8 Not-So-Secrets of Middle-Class Millionaires

There’s a common political narrative that millionaires are a different class of people. Turn on any news station and you’ll hear about “The 1% vs. the 99%”. The ongoing “us vs. them” mentality has an unwritten lie: You can never be wealthy.

We have the privilege of working with a hundred millionaire clients. Most of them weren’t born into royalty; rather, they created, saved, and invested their way to wealth. Luckily for us, success leaves clues. Below we’ll share some of the most common traits and behaviors of middle-class millionaires we’ve had the opportunity to learn from:

1.       They Own Their Possessions (Not The Other Way Around)

Everything has a cost, but not everything has value. It’s pretty common to see millionaires drive the same car and live in the same house even after hitting a 7-figure net worth. In fact, it was their lack of constant upgrades that helped get them there.

That’s not to say they don’t enjoy the things they do (a nice gym membership, dining out, subscription coffee, etc.). They don’t splurge on everything and they never let their lifestyle exceed their income.

It’s like I tell my 10-year-old: “You can have anything you want, just not everything you want.”

2.       They Know the Line Between Good Debt and Bad Debt

Debt can be a valuable tool when used with appreciating assets, yet destructive when used with anything else. Real estate, growing businesses, and other cash-flowing assets can make the interest payments worthwhile.

Most middle-class millionaires are wary about debt. They know that loans aren’t just a claim on an asset- they’re a claim on your income until they’re paid off.

Most of the greatest financial collapses of all time were due to debt: Charlie Munger says there is only three ways a smart person can go broke: “liquor, ladies, and leverage”. The truth is – the first two he just added because they started with L.

3.       They Value Health

Queen Elizabeth I’s last words were: “All my possessions for one moment of time.”

There is no wealth without health (physically or mentally). Most millionaires recognize this early and make personal health a priority. They make time for strenuous exercises like lifting weights, cycling and basketball or social activities like walking, yoga, and golf.

4.       They Pay Themselves First

Saving is a mindset, and a priority for millionaires. Most started saving and investing young, even when the dollars were small. They understand that compounding over time is the most powerful tool in an investor’s toolkit. Whether it was building their own business, or investing in public markets, very few waited until they felt rich to invest their time or money.

Ironically, A saver’s mindset is hard to break; at retirement time it can take some convincing for them to start spending their nest egg.

5.       They Accept Risk

A baby that’s born in America today has a better quality of life than any other generation in history. And things like healthcare and technology keep quietly improving. I’d bet that 90% of the daily products and services we use were either created or significantly modified in the past 20 years.

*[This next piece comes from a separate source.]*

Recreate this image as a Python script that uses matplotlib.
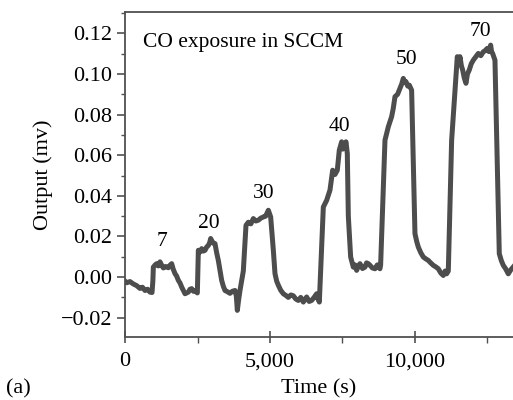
import matplotlib.pyplot as plt
from matplotlib.ticker import MultipleLocator, FuncFormatter

# CO response trace
time_s = [0, 59, 170, 287, 400, 517, 600, 690, 780, 862, 931, 960,
          977, 1040, 1092, 1150, 1207, 1265, 1322, 1400, 1494, 1550, 1609, 1660,
          1724, 1780, 1839, 1900, 1954, 2010, 2069, 2130, 2184, 2240, 2299, 2360,
          2414, 2494, 2529, 2590, 2644, 2700, 2759, 2815, 2874, 2920, 2954, 3030,
          3103, 3160, 3218, 3280, 3333, 3390, 3448, 3530, 3620, 3700, 3793, 3840,
          3873, 3920, 3965, 4080, 4172, 4253, 4340, 4425, 4510, 4598, 4680, 4770,
          4850, 4943, 5023, 5115, 5172, 5230, 5287, 5370, 5460, 5545, 5632, 5720,
          5804, 5890, 5977, 6060, 6149, 6200, 6264, 6350, 6436, 6520, 6609, 6650,
          6701, 6839, 6954, 7068, 7161, 7241, 7321, 7390, 7471, 7510, 7551, 7620,
          7666, 7701, 7781, 7873, 7930, 7988, 8050, 8103, 8190, 8275, 8330, 8390,
          8448, 8530, 8620, 8700, 8792, 8815, 8965, 9080, 9195, 9250, 9310, 9400,
          9482, 9540, 9597, 9640, 9689, 9750, 9804, 9884, 9999, 10060, 10114, 10200,
          10286, 10370, 10459, 10540, 10631, 10720, 10804, 10890, 10976, 11040, 11091, 11149,
          11264, 11459, 11510, 11551, 11600, 11643, 11700, 11758, 11810, 11873, 11940, 12011,
          12100, 12183, 12270, 12355, 12420, 12493, 12550, 12609, 12640, 12677, 12758, 12907,
          12980, 13045, 13130, 13217, 13300, 13390]
output_mv = [-0.0020, -0.0028, -0.0022, -0.0034, -0.0042, -0.0056, -0.0050, -0.0066, -0.0060, -0.0074, -0.0076, -0.0020,
             0.0049, 0.0060, 0.0066, 0.0055, 0.0075, 0.0058, 0.0045, 0.0052, 0.0046, 0.0058, 0.0066, 0.0040,
             0.0017, 0.0005, -0.0016, -0.0030, -0.0049, -0.0065, -0.0082, -0.0078, -0.0074, -0.0060, -0.0057, -0.0070,
             -0.0066, -0.0078, 0.0132, 0.0124, 0.0140, 0.0128, 0.0132, 0.0148, 0.0156, 0.0170, 0.0190, 0.0168,
             0.0165, 0.0120, 0.0082, 0.0030, -0.0016, -0.0045, -0.0066, -0.0072, -0.0080, -0.0070, -0.0066, -0.0095,
             -0.0164, -0.0110, -0.0066, 0.0030, 0.0255, 0.0270, 0.0262, 0.0288, 0.0276, 0.0280, 0.0290, 0.0296,
             0.0300, 0.0329, 0.0296, 0.0132, 0.0017, -0.0020, -0.0040, -0.0065, -0.0082, -0.0090, -0.0100, -0.0088,
             -0.0092, -0.0108, -0.0115, -0.0100, -0.0123, -0.0110, -0.0098, -0.0120, -0.0115, -0.0100, -0.0082, -0.0105,
             -0.0123, 0.0345, 0.0378, 0.0428, 0.0526, 0.0505, 0.0526, 0.0625, 0.0666, 0.0630, 0.0640, 0.0666,
             0.0608, 0.0300, 0.0099, 0.0049, 0.0060, 0.0033, 0.0055, 0.0066, 0.0042, 0.0049, 0.0070, 0.0066,
             0.0058, 0.0045, 0.0041, 0.0060, 0.0041, 0.0060, 0.0674, 0.0740, 0.0790, 0.0830, 0.0888, 0.0900,
             0.0929, 0.0950, 0.0978, 0.0960, 0.0962, 0.0940, 0.0945, 0.0920, 0.0214, 0.0175, 0.0148, 0.0120,
             0.0099, 0.0090, 0.0082, 0.0070, 0.0058, 0.0050, 0.0041, 0.0020, 0.0008, 0.0030, 0.0016, 0.0030,
             0.0674, 0.1085, 0.1050, 0.1085, 0.1040, 0.1020, 0.0980, 0.0954, 0.1000, 0.1020, 0.1050, 0.1068,
             0.1085, 0.1101, 0.1090, 0.1109, 0.1115, 0.1126, 0.1110, 0.1142, 0.1110, 0.1101, 0.1068, 0.0115,
             0.0080, 0.0058, 0.0040, 0.0016, 0.0035, 0.0050]

# peak annotations (flow in SCCM)
flow_labels = ['7', '20', '30', '40', '50', '70']
label_time = [1276, 2900, 4793, 7390, 9690, 12240]
label_value = [0.0173, 0.0266, 0.0411, 0.0743, 0.107, 0.121]

plt.rcParams['font.family'] = ['Liberation Serif', 'DejaVu Serif']
plt.rcParams['font.size'] = 16

fig = plt.figure(figsize=(5.13, 4.0), dpi=100)
ax = fig.add_axes([0.2437, 0.158, 0.7563, 0.812])

ax.plot(time_s, output_mv, color='#4d4d4d', lw=3.6, solid_joinstyle='round')

for lab, t, v in zip(flow_labels, label_time, label_value):
    ax.text(t, v, lab, ha='center', va='center', fontsize=15.5)
ax.text(632, 0.1154, 'CO exposure in SCCM', ha='left', va='center', fontsize=15.5)

ax.set_xlim(0, 13380)
ax.set_ylim(-0.0294, 0.1305)
ax.xaxis.set_major_locator(MultipleLocator(5000))
ax.xaxis.set_minor_locator(MultipleLocator(2500))
ax.yaxis.set_major_locator(MultipleLocator(0.02))
ax.yaxis.set_minor_locator(MultipleLocator(0.01))
ax.xaxis.set_major_formatter(FuncFormatter(lambda x, p: f'{int(x):,}'))
ax.yaxis.set_major_formatter(FuncFormatter(
    lambda y, p: ('\u2212' if y < -1e-9 else '') + f'{abs(y):.2f}'))

ax.spines['right'].set_visible(False)
for s in ['left', 'bottom', 'top']:
    ax.spines[s].set_color('#505050')
    ax.spines[s].set_linewidth(1.3)
ax.tick_params(axis='x', which='major', direction='inout', length=8, width=1.2,
               color='#505050', pad=7)
ax.tick_params(axis='x', which='minor', direction='out', length=4, width=1.0,
               color='#505050')
ax.tick_params(axis='y', which='major', direction='out', length=6, width=1.2,
               color='#505050', pad=3)
ax.tick_params(axis='y', which='minor', direction='out', length=3, width=1.0,
               color='#505050')

ax.set_xlabel('Time (s)', labelpad=6)
ax.set_ylabel('Output (mv)', labelpad=6)
fig.text(0.012, 0.005, '(a)', ha='left', va='bottom', fontsize=16)

fig.savefig('out.png', dpi=100)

Most of the wealth in this world, going back to the stone age, was created through ingenuity and calculated risk. Some people continue to build products or services to make the world better, or they invest in companies that do.

You’ll probably never meet a self-made millionaire who got there by investing in CDs.

6.       They Focus On Things They Can Control

It can be shocking to realize how little control we have when investing in public markets or global economies. However, great wealth builders know what they own, and why they own it. They focus on the day-to-day operations, rather than what might happen in 6 months.

Many are well-read, and they’re more likely to read about economic history and cycles than fortune cookie predictions. It’s rare to see them make big panic-buying or panic-selling mistakes. In fact, most will tell you their greatest gains were made by being bold during recessions and bear markets.

7.       They’re Content To Do One Thing (and do it well) for a long time.

The truth about overnight successes is that 99% of the time, you never saw the decades of hard work that got them there.

I recently sat down with a client who’s getting ready to retire: her House is paid off, nearly a million in the 401k, and worked for the same company for decades (never making more than 100k a year). Yet she diligently saved 20% of her pay and never panicked during the bear markets.

The idea of change is always seductive, but the grass isn’t always greener. The goal of any big change is ultimately to find something you can stick with. The concept of compounding over time isn’t limited to investments. Changing jobs, homes, possessions, and relationships can be costly.

8.       They Know the Difference Between a Helping Hand and a Handout.

According to a shocking 2009, “Sports Illustrated” article; 78% of former NFL players have gone bankrupt or are under financial stress within 2 years of retirement. How Multi-Millionaires go broke in a handful of months is easily summarized: a lack of financial boundaries.

It’s difficult to know where boundaries should be with loved ones, especially children. Parents are so used to sacrificing for their kids, they sometimes forget to let them grow up and learn important life lessons on their own.